On Monday, Sen. Rosen issued a news release celebrating the reintroduction of the PRO Act in Congress. The proposal, which has been floating around Washington for a few years, is a wish list of Big Labor’s hidebound agenda.
The number of private-sector union workers has plummeted in recent decades as many union-dominated industries — outside of the government — have declined. In 1983, 20 percent of employees were union members. By 2023 that number had dropped to 10 percent. Rather than convince more U.S. workers that unionism is in their best interests, labor bosses created the PRO Act to grease the wheels for increased membership and more dues money.
Over the past decade, union leaders have spent more than $2 billion on left-wing political activism, benefiting Democratic candidates and causes almost exclusively. The PRO Act is an effort to cash in on that investment. Sen.
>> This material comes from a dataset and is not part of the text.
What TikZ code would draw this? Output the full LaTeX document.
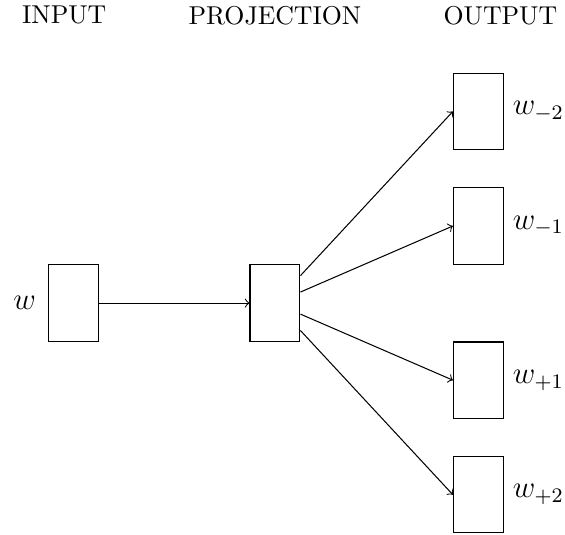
\documentclass[tikz,border=0pt]{standalone}
\usetikzlibrary{positioning}
\begin{document}
\begin{tikzpicture}[>=to]
    \useasboundingbox (-0.995,-3.147) rectangle (6.70,4.128);
    \begin{scope}[every node/.style={draw,minimum width=0.68cm,minimum height=1.04cm}]
      \node (input) at (0,0) {};
      \node (projection) at (2.75,0) {};
      \node (outa) at (5.52,2.61) {};
      \node (outb) at (5.52,1.05) {};
      \node (outc) at (5.52,-1.05) {};
      \node (outd) at (5.52,-2.61) {};
    \end{scope}
    \node (intitle) at (-0.12,3.92) {INPUT};
    \node (projtitle) at (2.75,3.92) {PROJECTION};
    \node (outtitle) at (5.82,3.92) {OUTPUT};

    \begin{scope}[every node/.style={font=\large}]
      \node [left=1pt of input] (inlabel) {$w$};
      \node [right=0pt of outa] (labela) {$w_{-2}$};
      \node [right=0pt of outb] (labelb) {$w_{-1}$};
      \node [right=0pt of outc] (labelc) {$w_{+1}$};
      \node [right=0pt of outd] (labeld) {$w_{+2}$};
    \end{scope}

    \draw [->] (input) -- (projection);
    \draw [->] (projection) -- (outa.west);
    \draw [->] (projection) -- (outb.west);
    \draw [->] (projection) -- (outc.west);
    \draw [->] (projection) -- (outd.west);
  \end{tikzpicture}
\end{document}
Rosen is at their beck and call.
Among other things, the legislation would override right-to-work laws in 27 states, including Nevada, forcing workers who prefer not to sign up for a union to make financial contributions as a condition of employment. This is anathema to freedom of association and likely unconstitutional. AFL-CIO officials claim that this simply allows unions and employers to negotiate “fair-share agreements” that would ensure non-members pay for the costs of representation. But the solution to this perceived “problem” isn’t to rebrand “union dues” as “fair-share fees.” It’s to rescind the bargaining monopoly granted labor groups in the first place.
In addition, the PRO Act would essentially end secret ballot elections for union representation, replacing it with a “card-check” system susceptible to intimidation and manipulation. But that’s the point. Unions often lose elections when workers are free to express their conscience in the privacy of the voting booth. Card-check makes it more convenient for labor organizers to lean on employees and to identify those who won’t go along.
This shameless sop to unions would also threaten the jobs of millions of contractors and free-lancers, many of whom prefer the independence of such employment.
Sen. Rosen maintains that the PRO Act protects the rights of workers, but it does the opposite by curtailing their freedoms when it comes to union membership and rigging organization campaigns to favor labor. Workers must be free to make their own decisions when it comes to union membership. The PRO Act is an affront to that concept and should die quickly in a GOP Congress.